**EXERCISE TASK**
Reproduce the lines of the material exactly, excluding every image.

**INFORMATION PROVIDED**
▼

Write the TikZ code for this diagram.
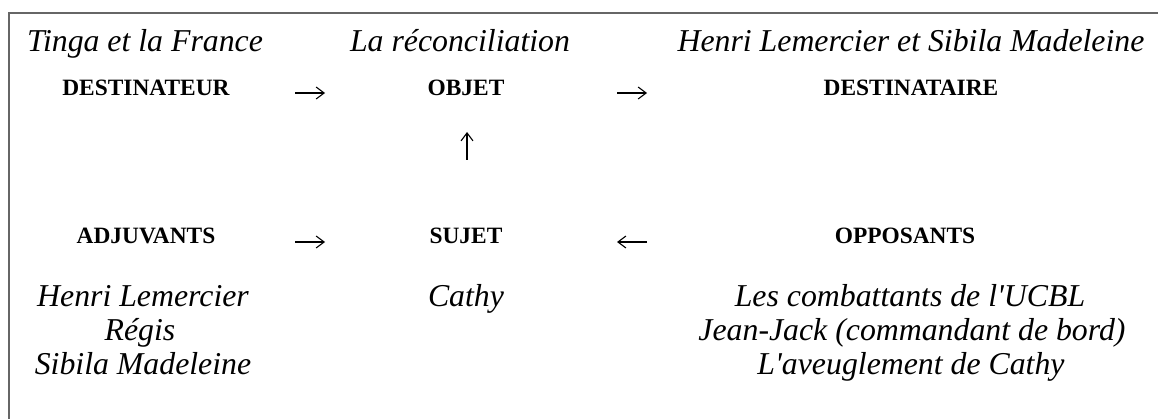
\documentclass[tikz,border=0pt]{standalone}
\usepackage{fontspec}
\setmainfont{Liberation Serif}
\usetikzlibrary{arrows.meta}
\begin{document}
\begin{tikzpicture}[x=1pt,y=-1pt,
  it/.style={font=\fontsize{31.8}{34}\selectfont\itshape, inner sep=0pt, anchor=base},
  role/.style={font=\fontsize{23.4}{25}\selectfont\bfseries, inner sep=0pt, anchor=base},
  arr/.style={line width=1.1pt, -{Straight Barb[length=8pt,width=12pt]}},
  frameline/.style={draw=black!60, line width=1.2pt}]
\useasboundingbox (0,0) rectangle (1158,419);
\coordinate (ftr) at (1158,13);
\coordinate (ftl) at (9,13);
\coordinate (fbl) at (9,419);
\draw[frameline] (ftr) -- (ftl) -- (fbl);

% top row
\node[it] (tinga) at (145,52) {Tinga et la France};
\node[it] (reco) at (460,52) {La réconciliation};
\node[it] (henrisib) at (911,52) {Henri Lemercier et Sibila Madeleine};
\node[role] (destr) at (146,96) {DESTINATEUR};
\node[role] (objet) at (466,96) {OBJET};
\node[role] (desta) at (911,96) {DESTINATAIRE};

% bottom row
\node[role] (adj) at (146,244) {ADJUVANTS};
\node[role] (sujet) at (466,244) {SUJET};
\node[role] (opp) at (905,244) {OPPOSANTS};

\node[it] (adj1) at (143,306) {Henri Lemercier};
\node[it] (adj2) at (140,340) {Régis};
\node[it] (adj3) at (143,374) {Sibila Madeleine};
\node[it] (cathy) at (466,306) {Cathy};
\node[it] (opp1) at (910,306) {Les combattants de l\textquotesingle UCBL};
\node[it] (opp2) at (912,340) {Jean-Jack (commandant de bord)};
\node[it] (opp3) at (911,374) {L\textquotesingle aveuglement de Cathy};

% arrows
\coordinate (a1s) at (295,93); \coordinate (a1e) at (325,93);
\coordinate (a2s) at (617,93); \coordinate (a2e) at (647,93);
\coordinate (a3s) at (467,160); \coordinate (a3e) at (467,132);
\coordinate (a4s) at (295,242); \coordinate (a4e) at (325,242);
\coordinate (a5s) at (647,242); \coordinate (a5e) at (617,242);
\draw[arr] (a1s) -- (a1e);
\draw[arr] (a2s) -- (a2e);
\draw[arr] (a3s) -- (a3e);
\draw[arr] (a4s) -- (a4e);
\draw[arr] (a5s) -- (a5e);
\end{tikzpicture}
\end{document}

▲

**ANSWER TO THE EXERCISE**
Write the TikZ code for this diagram.
\documentclass[tikz,border=0pt]{standalone}
\usepackage{fontspec}
\setmainfont{Liberation Serif}
\usetikzlibrary{arrows.meta}
\begin{document}
\begin{tikzpicture}[x=1pt,y=-1pt,
  it/.style={font=\fontsize{31.8}{34}\selectfont\itshape, inner sep=0pt, anchor=base},
  role/.style={font=\fontsize{23.4}{25}\selectfont\bfseries, inner sep=0pt, anchor=base},
  arr/.style={line width=1.1pt, -{Straight Barb[length=8pt,width=12pt]}},
  frameline/.style={draw=black!60, line width=1.2pt}]
\useasboundingbox (0,0) rectangle (1158,419);
\coordinate (ftr) at (1158,13);
\coordinate (ftl) at (9,13);
\coordinate (fbl) at (9,419);
\draw[frameline] (ftr) -- (ftl) -- (fbl);

% top row
\node[it] (tinga) at (145,52) {Tinga et la France};
\node[it] (reco) at (460,52) {La réconciliation};
\node[it] (henrisib) at (911,52) {Henri Lemercier et Sibila Madeleine};
\node[role] (destr) at (146,96) {DESTINATEUR};
\node[role] (objet) at (466,96) {OBJET};
\node[role] (desta) at (911,96) {DESTINATAIRE};

% bottom row
\node[role] (adj) at (146,244) {ADJUVANTS};
\node[role] (sujet) at (466,244) {SUJET};
\node[role] (opp) at (905,244) {OPPOSANTS};

\node[it] (adj1) at (143,306) {Henri Lemercier};
\node[it] (adj2) at (140,340) {Régis};
\node[it] (adj3) at (143,374) {Sibila Madeleine};
\node[it] (cathy) at (466,306) {Cathy};
\node[it] (opp1) at (910,306) {Les combattants de l\textquotesingle UCBL};
\node[it] (opp2) at (912,340) {Jean-Jack (commandant de bord)};
\node[it] (opp3) at (911,374) {L\textquotesingle aveuglement de Cathy};

% arrows
\coordinate (a1s) at (295,93); \coordinate (a1e) at (325,93);
\coordinate (a2s) at (617,93); \coordinate (a2e) at (647,93);
\coordinate (a3s) at (467,160); \coordinate (a3e) at (467,132);
\coordinate (a4s) at (295,242); \coordinate (a4e) at (325,242);
\coordinate (a5s) at (647,242); \coordinate (a5e) at (617,242);
\draw[arr] (a1s) -- (a1e);
\draw[arr] (a2s) -- (a2e);
\draw[arr] (a3s) -- (a3e);
\draw[arr] (a4s) -- (a4e);
\draw[arr] (a5s) -- (a5e);
\end{tikzpicture}
\end{document}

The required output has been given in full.